## PROBLEM
Where a line of the listing below includes the word "with", reproduce that line.

## INFORMATION SHOWN
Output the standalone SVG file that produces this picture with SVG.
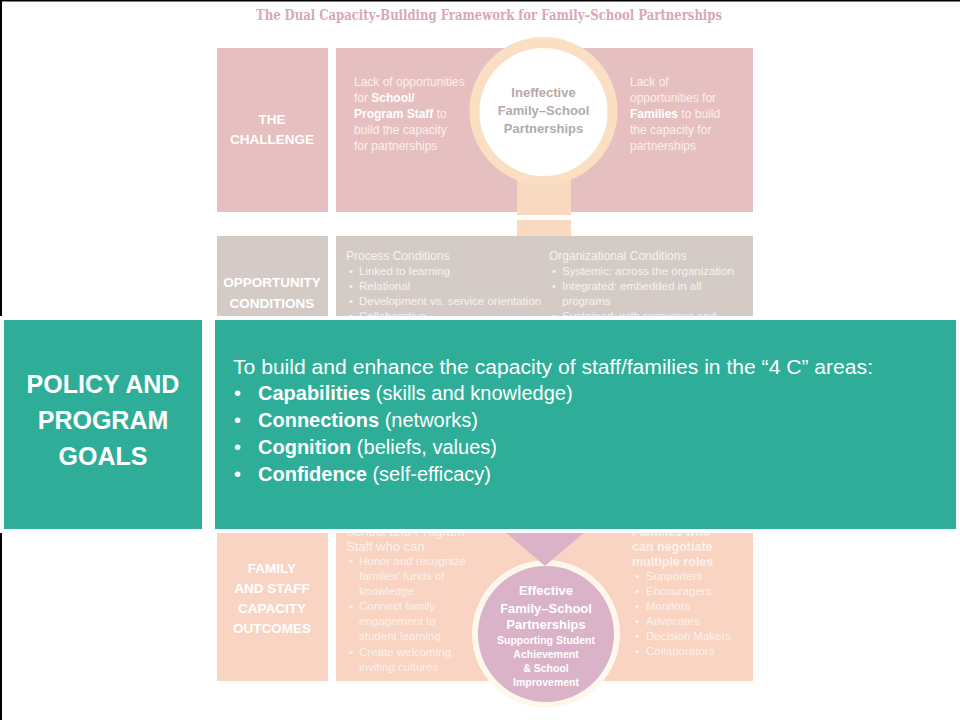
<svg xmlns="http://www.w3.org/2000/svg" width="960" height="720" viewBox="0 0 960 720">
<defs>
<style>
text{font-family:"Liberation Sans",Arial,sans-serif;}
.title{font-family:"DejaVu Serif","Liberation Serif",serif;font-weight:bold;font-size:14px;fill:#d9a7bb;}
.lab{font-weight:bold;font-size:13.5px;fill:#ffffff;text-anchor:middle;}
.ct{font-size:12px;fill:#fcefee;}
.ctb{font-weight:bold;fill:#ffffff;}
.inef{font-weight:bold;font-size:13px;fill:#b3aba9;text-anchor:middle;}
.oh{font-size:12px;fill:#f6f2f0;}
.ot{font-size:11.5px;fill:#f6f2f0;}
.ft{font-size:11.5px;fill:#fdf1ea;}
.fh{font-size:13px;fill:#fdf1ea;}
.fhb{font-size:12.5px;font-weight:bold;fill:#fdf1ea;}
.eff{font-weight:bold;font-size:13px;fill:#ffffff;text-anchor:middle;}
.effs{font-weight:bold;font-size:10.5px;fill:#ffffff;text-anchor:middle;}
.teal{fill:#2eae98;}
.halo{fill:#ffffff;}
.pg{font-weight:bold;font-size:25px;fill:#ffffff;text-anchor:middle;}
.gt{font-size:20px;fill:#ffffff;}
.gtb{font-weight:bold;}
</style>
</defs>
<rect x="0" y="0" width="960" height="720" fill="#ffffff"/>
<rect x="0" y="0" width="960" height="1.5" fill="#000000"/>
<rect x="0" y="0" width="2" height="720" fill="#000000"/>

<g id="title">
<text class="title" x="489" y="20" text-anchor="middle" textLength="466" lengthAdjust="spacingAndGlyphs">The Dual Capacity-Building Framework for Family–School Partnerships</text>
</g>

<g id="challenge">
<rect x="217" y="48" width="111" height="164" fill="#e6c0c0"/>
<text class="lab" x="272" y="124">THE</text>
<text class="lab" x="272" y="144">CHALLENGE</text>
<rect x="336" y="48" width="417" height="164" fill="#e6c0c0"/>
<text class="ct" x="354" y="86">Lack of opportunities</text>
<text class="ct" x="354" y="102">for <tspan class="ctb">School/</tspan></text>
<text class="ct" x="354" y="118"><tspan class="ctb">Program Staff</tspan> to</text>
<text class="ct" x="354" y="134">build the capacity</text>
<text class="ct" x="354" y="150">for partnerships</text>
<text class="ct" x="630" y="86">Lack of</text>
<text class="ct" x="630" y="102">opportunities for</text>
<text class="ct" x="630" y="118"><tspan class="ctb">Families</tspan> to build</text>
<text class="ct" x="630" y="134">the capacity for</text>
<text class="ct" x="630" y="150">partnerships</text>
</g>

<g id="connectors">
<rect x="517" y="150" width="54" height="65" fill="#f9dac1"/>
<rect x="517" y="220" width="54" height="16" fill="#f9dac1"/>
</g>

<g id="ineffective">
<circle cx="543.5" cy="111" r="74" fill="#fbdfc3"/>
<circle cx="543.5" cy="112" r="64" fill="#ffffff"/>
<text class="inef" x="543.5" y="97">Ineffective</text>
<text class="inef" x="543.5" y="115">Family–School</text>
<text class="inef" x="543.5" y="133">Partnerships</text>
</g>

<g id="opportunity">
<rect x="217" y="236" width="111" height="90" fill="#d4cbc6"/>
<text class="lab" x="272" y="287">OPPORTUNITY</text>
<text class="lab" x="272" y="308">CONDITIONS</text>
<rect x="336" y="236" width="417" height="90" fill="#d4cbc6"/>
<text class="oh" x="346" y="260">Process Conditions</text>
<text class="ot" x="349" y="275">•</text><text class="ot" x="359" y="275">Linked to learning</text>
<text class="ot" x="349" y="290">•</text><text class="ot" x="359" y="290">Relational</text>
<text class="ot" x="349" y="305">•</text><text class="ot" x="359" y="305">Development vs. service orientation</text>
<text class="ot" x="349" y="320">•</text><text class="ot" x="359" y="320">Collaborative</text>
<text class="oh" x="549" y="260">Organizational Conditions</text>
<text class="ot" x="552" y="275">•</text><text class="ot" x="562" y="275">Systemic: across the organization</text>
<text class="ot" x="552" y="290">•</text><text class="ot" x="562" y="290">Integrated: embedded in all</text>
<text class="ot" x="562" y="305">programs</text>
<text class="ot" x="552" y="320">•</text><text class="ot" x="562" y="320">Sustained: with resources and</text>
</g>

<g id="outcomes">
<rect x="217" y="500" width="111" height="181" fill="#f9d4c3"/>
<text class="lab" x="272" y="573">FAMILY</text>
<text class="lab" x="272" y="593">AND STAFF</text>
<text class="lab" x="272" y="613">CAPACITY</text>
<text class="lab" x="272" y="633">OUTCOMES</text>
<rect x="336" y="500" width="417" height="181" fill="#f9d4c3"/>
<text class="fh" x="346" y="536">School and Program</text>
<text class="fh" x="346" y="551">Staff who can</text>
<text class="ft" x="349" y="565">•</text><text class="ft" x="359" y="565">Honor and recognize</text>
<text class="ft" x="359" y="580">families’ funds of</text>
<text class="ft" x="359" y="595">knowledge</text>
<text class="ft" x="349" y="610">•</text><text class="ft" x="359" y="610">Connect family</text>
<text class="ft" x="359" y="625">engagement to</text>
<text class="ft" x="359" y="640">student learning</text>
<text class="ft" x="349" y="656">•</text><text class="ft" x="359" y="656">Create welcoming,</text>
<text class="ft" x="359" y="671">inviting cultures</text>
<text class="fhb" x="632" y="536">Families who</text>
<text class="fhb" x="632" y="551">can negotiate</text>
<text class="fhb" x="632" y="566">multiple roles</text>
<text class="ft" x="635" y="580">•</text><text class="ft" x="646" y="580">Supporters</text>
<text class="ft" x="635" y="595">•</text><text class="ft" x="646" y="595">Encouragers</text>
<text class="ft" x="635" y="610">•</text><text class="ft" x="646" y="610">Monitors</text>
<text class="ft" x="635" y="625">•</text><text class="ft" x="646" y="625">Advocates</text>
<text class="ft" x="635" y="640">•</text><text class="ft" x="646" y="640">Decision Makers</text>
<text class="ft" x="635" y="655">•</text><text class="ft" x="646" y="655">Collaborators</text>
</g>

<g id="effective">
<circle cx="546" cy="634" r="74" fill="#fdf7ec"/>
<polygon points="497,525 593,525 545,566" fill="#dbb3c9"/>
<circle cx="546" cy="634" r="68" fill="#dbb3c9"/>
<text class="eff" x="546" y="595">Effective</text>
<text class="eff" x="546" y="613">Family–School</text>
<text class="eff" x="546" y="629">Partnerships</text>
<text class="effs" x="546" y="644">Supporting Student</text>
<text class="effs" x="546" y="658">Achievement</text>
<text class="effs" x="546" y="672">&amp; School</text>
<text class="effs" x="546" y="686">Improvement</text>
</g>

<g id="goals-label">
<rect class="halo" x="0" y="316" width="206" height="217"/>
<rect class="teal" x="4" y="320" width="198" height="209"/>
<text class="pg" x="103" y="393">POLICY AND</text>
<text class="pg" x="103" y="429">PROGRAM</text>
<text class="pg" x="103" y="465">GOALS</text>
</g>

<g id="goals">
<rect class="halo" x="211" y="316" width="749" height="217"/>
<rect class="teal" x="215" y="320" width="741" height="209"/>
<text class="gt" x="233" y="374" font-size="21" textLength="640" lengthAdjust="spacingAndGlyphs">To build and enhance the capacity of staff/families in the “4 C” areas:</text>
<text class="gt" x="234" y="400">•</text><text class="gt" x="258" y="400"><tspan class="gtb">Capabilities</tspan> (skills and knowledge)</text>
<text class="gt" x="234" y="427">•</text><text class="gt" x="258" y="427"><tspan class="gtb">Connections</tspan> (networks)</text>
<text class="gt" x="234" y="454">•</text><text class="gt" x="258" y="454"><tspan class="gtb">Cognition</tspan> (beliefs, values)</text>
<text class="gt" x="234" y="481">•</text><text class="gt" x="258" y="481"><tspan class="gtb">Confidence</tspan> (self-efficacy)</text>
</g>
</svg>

## TASK RESPONSE
Output the standalone SVG file that produces this picture with SVG.
<text class="ot" x="552" y="320">•</text><text class="ot" x="562" y="320">Sustained: with resources and</text>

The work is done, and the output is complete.